# Start of LISTED ENTRIES

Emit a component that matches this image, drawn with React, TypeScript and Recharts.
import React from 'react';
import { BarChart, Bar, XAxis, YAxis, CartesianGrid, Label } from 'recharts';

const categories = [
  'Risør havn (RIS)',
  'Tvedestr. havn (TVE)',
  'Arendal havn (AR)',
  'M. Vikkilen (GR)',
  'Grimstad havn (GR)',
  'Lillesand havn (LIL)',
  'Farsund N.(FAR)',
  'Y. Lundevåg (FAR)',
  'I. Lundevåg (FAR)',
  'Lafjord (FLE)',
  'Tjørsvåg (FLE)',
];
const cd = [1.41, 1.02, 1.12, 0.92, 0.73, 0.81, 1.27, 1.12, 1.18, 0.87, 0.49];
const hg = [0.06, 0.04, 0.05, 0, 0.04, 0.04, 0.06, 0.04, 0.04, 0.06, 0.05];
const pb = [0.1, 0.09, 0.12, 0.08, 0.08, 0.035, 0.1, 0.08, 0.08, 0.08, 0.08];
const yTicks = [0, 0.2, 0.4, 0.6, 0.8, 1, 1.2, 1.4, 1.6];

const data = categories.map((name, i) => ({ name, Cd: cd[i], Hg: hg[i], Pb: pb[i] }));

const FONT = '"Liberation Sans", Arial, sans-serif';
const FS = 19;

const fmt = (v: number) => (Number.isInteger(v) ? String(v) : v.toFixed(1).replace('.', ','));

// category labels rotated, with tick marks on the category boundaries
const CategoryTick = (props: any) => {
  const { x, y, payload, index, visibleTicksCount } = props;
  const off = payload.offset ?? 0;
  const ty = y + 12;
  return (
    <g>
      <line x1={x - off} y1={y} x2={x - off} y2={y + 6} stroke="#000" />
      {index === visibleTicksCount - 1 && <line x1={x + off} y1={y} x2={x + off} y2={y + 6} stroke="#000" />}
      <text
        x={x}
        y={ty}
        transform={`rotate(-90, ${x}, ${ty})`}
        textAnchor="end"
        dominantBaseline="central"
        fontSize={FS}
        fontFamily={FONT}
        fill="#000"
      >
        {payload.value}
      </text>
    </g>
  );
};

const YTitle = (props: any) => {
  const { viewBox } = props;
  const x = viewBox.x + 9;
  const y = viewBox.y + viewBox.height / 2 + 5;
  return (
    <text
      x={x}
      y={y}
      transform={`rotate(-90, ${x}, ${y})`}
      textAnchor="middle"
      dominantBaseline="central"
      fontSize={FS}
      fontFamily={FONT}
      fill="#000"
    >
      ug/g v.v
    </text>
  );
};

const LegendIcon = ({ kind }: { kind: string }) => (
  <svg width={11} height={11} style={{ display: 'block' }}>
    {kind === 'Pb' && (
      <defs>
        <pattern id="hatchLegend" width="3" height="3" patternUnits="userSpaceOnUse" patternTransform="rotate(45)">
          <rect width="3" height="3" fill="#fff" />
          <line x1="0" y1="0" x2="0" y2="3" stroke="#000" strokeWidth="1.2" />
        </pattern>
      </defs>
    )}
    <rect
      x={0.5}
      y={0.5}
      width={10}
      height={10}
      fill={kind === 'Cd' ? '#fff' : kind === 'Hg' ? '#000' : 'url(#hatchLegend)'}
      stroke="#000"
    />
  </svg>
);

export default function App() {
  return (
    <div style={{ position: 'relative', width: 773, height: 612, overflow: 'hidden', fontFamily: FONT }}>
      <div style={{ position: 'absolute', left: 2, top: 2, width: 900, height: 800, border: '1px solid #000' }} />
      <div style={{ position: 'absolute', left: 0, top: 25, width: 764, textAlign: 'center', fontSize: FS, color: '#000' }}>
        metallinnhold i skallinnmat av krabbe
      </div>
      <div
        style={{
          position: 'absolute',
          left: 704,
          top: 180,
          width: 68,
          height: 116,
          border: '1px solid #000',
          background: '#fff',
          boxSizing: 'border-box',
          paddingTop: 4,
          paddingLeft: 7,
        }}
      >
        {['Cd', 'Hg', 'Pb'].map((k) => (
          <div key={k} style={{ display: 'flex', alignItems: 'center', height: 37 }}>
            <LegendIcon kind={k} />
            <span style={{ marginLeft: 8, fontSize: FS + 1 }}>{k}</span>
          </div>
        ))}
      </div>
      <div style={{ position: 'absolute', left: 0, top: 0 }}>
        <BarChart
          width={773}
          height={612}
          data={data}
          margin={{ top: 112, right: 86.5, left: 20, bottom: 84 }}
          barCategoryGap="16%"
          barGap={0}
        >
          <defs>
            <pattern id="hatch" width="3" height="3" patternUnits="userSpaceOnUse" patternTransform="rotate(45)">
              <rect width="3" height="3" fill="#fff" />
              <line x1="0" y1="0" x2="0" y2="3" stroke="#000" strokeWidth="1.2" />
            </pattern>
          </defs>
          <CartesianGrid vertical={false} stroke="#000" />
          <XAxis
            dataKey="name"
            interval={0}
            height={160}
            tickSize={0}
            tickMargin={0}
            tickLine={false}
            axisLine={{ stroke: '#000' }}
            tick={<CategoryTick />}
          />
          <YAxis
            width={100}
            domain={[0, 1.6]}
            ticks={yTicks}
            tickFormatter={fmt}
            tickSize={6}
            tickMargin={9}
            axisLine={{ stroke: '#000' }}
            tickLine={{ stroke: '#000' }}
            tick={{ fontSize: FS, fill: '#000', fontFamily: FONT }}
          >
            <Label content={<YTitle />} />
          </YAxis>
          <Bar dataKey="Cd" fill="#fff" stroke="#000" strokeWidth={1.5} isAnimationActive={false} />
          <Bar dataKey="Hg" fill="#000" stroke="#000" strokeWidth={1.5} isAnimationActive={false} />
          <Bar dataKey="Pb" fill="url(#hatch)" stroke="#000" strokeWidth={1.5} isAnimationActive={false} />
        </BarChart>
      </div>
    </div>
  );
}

# End of LISTED ENTRIES
# Start of LISTED ENTRIES

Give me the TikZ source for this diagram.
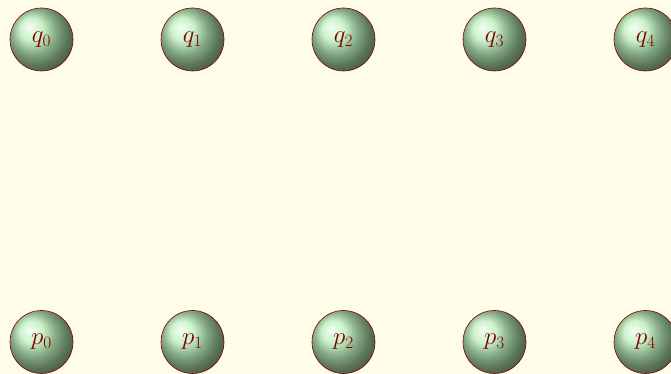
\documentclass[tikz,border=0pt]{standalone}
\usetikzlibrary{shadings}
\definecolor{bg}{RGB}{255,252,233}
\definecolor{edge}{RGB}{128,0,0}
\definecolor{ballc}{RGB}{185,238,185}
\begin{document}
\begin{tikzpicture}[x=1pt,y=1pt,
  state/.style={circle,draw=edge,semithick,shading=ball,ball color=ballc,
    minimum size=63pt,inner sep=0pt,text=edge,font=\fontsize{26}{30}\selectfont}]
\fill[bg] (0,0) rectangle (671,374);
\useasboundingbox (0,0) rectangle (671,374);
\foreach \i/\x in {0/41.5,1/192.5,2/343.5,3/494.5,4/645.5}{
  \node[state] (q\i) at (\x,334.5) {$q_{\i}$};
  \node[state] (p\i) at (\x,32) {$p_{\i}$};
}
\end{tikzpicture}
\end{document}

# End of LISTED ENTRIES

Filter the records above and return every line that holds the word "React".

▸ SOLUTION
Emit a component that matches this image, drawn with React, TypeScript and Recharts.
import React from 'react';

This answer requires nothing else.